# ARKANKRISTALL ?



## Babezicke (25. Januar 2007)

Ich habe ´ne Frage an dich/euch!! Da ich im Moment nicht weiß, was richtig ist oder nicht!!  


			Dieser Inhalt steht nur eingeloggten Mitgliedern zur Verfügung.
        

 

Ich bin selbst ja VERZAUBERER und das hab ich auch bis jetzt gemacht!! Ich gucke im buffed.de - Liste im Berufsfeld immer, was zu einem Verzauberkunst gehört!! Mich wundert es aber nur, daß der Verzauberer auch ein Arkanitkristall verzaubern kann!!

Soweit ich es weiß, kann der Bergbauer den Arkankristall bei Bergbau droppen! Und der Alchi kann der Arkankristall und Thoriumbarren zu einem Arkanitbarren herstellen! Das ist logisch!!!

Meine FRAGE ist nur: ob der VERZAUBERER auch von Arkaner Staub zu einem Arkanitkristall verzaubern kann??? Wenn ihr gerne als Beweis haben will, was ich meine, könnt ihr ja bei url http://www.buffed.de/world-of-warcraft/bla...auberkunst.html gucken!!!!

Ich hoffe, daß jemand mir mit der Frage vielleicht hilft!!  

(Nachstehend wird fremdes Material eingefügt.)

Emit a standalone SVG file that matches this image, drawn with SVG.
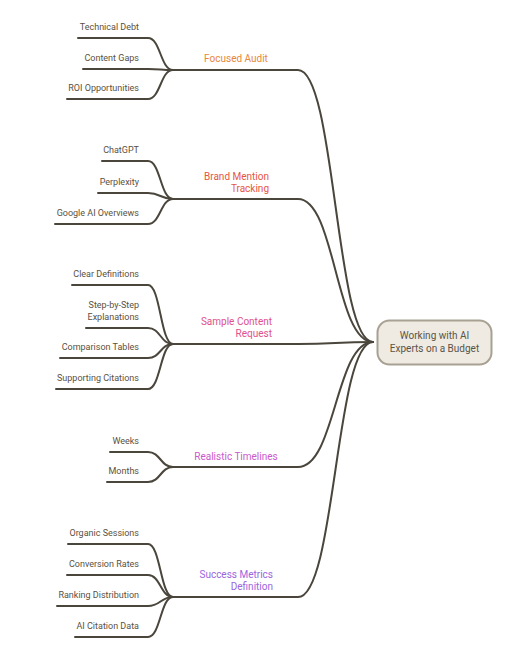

			Dieser Inhalt steht nur eingeloggten Mitgliedern zur Verfügung.


----------



## mojitoto (26. Januar 2007)

Hi Babezicke,

wenn ich die verlinkte Liste richtig interpretiere, wird umgedreht ein Schuh draus. Das Heisst, der Verzauberer kann aus einem Arkanitkristall einen Arkanstaub zaubern. Denn in der Liste stehen links die Produkte und rechts daneben die dafür benötigten Reas.

Grüße moji.


----------



## Holeone (27. Januar 2007)

Kann man aus Thoriumerz als Juwelenschleifer einen Arkankristall sondieren? Wie soll man sonst als Verzauberer so viele von den Dingern herbekommen?


----------



## Gohstrider (29. Januar 2007)

Mann kann keinen Arkankristall zu Arkanstaub entzaubern,das ist nicht richtig was auf Blasc steht oder hat das schon einer gemacht wenn Ja WIE GEHT DAS .......


----------